=== Dataset content ===
★ ★ ★ ★

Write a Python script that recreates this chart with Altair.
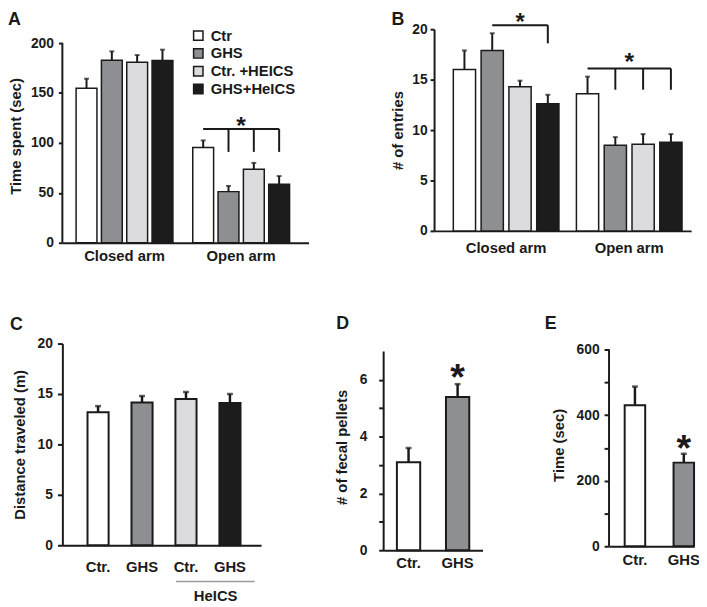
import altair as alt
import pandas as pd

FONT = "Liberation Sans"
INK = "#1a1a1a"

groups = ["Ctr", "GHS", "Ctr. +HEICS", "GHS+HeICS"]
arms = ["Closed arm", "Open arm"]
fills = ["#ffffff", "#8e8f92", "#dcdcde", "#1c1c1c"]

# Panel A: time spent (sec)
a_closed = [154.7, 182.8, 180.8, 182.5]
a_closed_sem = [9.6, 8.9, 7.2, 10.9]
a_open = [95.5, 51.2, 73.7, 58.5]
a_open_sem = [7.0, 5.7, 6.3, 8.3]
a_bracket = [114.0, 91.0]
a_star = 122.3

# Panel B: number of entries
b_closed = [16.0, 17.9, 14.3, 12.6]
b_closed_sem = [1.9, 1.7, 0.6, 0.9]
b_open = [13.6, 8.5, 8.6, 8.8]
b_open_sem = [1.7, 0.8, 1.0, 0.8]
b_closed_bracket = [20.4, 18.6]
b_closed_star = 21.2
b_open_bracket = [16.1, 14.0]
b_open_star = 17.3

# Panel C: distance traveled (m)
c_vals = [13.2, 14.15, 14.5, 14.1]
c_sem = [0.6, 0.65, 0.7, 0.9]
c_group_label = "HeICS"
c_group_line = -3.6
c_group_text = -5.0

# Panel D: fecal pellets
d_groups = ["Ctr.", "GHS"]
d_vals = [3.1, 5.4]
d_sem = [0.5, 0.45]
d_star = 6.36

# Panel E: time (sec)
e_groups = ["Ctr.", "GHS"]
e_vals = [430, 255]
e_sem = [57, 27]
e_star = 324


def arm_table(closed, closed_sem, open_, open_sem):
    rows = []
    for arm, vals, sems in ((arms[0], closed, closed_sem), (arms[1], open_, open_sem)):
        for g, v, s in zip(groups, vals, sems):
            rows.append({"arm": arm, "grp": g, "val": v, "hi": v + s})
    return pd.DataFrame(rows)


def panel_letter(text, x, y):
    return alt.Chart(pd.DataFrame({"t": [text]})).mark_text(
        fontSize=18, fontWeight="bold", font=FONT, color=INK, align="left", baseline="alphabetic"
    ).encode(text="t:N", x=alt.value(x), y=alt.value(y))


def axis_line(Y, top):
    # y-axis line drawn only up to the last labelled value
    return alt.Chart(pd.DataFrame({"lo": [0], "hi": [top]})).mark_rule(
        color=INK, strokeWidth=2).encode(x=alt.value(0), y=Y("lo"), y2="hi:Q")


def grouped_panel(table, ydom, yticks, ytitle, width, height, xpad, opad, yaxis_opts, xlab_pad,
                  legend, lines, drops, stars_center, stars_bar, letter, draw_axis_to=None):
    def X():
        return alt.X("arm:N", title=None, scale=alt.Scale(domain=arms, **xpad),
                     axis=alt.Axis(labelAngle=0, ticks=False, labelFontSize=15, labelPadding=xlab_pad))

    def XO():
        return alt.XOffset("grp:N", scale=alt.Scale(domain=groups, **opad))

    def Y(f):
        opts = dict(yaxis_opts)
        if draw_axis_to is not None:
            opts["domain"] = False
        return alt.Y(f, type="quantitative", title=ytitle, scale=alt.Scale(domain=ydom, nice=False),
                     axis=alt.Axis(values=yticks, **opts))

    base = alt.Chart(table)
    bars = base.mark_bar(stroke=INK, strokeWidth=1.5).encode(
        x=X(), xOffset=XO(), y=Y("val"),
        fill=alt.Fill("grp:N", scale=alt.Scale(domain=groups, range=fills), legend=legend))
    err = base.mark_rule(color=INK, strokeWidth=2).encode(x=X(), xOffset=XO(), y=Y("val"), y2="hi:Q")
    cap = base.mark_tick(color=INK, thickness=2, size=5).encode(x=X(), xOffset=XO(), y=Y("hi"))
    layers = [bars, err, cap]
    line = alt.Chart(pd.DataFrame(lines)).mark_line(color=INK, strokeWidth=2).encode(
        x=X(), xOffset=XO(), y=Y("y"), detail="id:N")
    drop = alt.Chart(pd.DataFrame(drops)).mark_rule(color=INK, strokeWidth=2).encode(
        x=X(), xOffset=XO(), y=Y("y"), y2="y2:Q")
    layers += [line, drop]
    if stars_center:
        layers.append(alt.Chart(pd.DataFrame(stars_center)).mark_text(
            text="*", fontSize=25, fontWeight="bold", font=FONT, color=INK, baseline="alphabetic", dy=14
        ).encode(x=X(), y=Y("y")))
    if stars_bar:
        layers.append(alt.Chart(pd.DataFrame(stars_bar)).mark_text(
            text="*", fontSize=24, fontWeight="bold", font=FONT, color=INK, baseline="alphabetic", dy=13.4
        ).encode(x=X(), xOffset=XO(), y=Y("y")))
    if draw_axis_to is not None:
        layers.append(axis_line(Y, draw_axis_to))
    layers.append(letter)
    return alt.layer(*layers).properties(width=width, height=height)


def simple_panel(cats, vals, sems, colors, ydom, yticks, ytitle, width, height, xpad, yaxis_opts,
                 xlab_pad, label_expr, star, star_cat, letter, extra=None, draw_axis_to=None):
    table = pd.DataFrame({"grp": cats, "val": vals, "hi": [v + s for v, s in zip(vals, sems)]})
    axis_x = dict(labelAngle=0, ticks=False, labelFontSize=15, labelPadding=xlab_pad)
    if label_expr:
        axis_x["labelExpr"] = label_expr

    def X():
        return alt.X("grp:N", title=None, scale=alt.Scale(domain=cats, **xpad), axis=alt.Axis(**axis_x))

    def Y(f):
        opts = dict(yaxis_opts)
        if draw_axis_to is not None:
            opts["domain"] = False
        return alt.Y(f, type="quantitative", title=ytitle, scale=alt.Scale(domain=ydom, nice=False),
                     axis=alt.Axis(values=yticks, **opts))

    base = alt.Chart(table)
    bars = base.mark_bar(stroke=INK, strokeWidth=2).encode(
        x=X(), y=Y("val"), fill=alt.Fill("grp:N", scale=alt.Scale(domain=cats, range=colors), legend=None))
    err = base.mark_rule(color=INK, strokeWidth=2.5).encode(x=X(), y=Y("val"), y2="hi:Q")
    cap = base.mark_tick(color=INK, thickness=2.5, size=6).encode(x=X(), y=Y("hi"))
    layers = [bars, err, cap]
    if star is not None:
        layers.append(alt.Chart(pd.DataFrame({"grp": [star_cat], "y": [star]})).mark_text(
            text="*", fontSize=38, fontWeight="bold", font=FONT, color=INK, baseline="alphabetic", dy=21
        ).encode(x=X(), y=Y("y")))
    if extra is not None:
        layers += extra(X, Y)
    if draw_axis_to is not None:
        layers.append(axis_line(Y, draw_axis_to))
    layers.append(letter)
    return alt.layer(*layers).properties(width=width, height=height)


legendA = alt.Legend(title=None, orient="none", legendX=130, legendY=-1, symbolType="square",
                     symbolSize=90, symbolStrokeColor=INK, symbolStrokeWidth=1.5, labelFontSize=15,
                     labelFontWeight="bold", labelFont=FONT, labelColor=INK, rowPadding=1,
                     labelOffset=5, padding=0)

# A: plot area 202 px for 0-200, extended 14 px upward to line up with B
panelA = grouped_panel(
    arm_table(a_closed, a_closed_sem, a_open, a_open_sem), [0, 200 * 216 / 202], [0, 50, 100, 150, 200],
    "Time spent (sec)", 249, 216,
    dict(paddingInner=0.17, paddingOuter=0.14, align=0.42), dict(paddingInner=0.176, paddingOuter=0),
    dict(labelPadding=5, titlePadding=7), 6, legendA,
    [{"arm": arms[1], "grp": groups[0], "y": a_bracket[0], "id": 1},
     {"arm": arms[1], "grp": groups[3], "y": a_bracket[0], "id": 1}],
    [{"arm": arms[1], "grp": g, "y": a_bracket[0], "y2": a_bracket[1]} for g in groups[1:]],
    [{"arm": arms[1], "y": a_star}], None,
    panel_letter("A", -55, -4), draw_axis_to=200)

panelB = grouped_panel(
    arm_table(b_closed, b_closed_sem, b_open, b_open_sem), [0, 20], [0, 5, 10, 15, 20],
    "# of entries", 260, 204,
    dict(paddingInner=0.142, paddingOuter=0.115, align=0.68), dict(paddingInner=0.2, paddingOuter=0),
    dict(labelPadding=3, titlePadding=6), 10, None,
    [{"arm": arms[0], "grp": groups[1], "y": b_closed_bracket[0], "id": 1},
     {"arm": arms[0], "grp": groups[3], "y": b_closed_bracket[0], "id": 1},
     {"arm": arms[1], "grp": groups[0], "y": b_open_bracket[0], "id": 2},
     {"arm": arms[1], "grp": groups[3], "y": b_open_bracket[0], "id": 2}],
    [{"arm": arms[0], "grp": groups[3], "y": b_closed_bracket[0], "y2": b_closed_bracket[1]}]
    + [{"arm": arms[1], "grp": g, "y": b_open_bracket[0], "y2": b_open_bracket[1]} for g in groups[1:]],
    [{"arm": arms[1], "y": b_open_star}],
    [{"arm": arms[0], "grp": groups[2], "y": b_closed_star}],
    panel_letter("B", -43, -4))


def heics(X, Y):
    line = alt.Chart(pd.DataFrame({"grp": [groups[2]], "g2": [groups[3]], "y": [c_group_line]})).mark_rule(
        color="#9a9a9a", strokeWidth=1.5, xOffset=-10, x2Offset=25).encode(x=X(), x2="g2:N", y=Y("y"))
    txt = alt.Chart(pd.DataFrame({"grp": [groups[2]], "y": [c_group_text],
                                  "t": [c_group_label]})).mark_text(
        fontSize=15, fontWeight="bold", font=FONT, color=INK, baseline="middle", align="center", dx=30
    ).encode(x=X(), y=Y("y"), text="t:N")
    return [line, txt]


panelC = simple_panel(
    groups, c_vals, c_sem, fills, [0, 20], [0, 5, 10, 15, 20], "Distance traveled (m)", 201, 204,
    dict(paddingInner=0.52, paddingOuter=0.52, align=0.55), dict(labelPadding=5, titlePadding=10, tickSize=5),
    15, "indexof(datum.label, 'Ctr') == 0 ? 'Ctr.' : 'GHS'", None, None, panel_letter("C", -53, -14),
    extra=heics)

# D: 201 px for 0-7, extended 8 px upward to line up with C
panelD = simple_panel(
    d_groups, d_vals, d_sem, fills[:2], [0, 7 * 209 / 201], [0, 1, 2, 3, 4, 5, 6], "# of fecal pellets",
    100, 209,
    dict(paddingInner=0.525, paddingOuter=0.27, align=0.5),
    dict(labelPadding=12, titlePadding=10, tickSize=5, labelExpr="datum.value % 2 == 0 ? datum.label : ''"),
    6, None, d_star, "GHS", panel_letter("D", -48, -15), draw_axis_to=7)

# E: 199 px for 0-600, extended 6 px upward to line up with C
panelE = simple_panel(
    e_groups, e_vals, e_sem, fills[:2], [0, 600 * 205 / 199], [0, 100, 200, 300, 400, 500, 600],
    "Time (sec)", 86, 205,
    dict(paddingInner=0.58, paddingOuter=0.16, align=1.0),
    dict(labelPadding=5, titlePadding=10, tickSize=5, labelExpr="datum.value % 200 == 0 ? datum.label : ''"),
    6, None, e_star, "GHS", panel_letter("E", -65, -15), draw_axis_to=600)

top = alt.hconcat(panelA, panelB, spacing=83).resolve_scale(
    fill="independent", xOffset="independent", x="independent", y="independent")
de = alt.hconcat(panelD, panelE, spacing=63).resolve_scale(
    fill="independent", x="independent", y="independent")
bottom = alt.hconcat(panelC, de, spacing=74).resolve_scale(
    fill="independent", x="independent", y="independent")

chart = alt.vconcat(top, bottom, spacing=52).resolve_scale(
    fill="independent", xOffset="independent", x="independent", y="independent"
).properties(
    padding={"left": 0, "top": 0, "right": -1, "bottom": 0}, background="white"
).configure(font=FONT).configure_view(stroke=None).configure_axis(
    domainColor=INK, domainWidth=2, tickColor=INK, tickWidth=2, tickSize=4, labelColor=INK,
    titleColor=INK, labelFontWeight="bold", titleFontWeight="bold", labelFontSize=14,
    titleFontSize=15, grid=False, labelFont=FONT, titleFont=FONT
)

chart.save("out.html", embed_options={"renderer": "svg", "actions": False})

★ ★ ★ ★

=== Exercise prompt ===
Copy every line that includes the string "with" from the material above.

=== Result for this exercise ===
Write a Python script that recreates this chart with Altair.
# A: plot area 202 px for 0-200, extended 14 px upward to line up with B
# D: 201 px for 0-7, extended 8 px upward to line up with C
# E: 199 px for 0-600, extended 6 px upward to line up with C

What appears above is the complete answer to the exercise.